By on February 14, 2019

SAN JUAN – In a letter to President Trump, Puerto Rico’s resident commissioner in the U.S. House of Representatives, Jenniffer González Colón, requested that the White House let Puerto Rico know the fate of previously approved disaster recovery funds for the island.

The Bipartisan Budget Act of 2018 includes more than $2.5 billion allocated for six Flood Risk Management Construction projects in Puerto Rico.

White House Press Secretary Sarah Sanders said Thursday that Trump would sign a government funding bill that does not include the full $5.7 billion he requested to extend the physical barrier with Mexico but would take “other executive action, including a national emergency,” to claw back recovery funds for the building effort.

The disaster recovery funds approved for the island may be at stake because the president would have access to funds that have not been obligated, or connected to already signed contracts.

The full text of González Colón’s letter follows:

“I write to express my profound concern by repeated news reports that suggest up to $2.5 billion in U.S Army Corps of Engineers (USACE) reconstruction funds for Puerto Rico may be redirected to secure the southern border.

As you are keenly aware from your visit to Puerto Rico in the wake of Hurricanes Irma and Maria and through the recovery assistance that you have authorized, the territory was devastated by these disasters. The most recent damage estimates exceed $139 billion.

After your major disaster declaration, Congress passed disaster supplemental appropriations to aid people and communities in need.  Following months of initial recovery and lifesaving efforts, Puerto Ricans and those dedicated to the resurgence of the island have begun the rebuilding phase of recovery.

The funds appropriated by Congress under the Bipartisan Budget Act of 2018 (P.L. 115-123) included a package of $17.4 billion to the USACE for disaster recovery across the nation, out of which more than $2.5 billion were allocated for 6 major Flood Risk Management Construction projects across Puerto Rico. Seventeen months after the impact of Hurricane Maria, these projects remain critical for the recovery and economic resurgence of the people of Puerto Rico.

The idea that these projects, essential to the recovery of some of the most disadvantaged communities of American citizens, are being looked at as sources of funding for other projects that the new congressional leadership is unwilling to fully fund, creates extreme anxiety not only in the Puerto Rican community in the island and mainland but also in the various states where such projects were allocated for disaster recovery and mitigation. It feeds a negative narrative about your Administration that has been and will be used to deride all the effort previously carried out.

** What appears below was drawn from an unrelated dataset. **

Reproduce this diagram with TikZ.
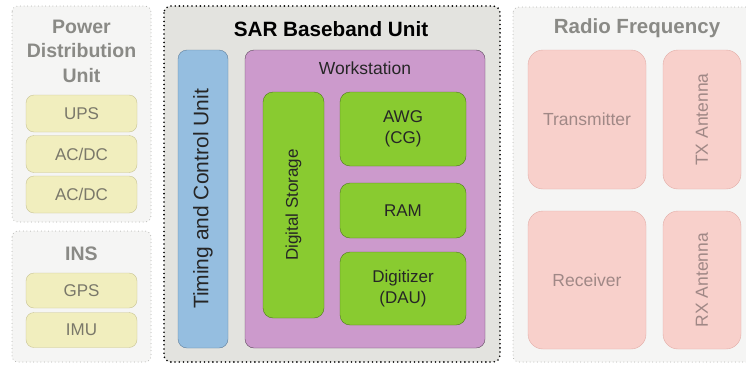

It is essential that the White House put forth a firm statement as to what can the people of Puerto Rico expect regarding their future recovery effort.  You must come forth as the strongest advocate for preserving the funding of these works and put an end to these rumors.

I understand the importance of securing our southern border, an effort which I have publicly supported. Puerto Rico, America’s Southernmost border and where the United States becomes a Caribbean nation, also must tackle with border issues. Any loss of grants to tackle infrastructure problems, aggravates our capacity to deal with other problems, including our border-related issues, including drug interdiction. Therefore, I request that you maintain your commitment to provide disaster funds for designated projects in Puerto Rico.”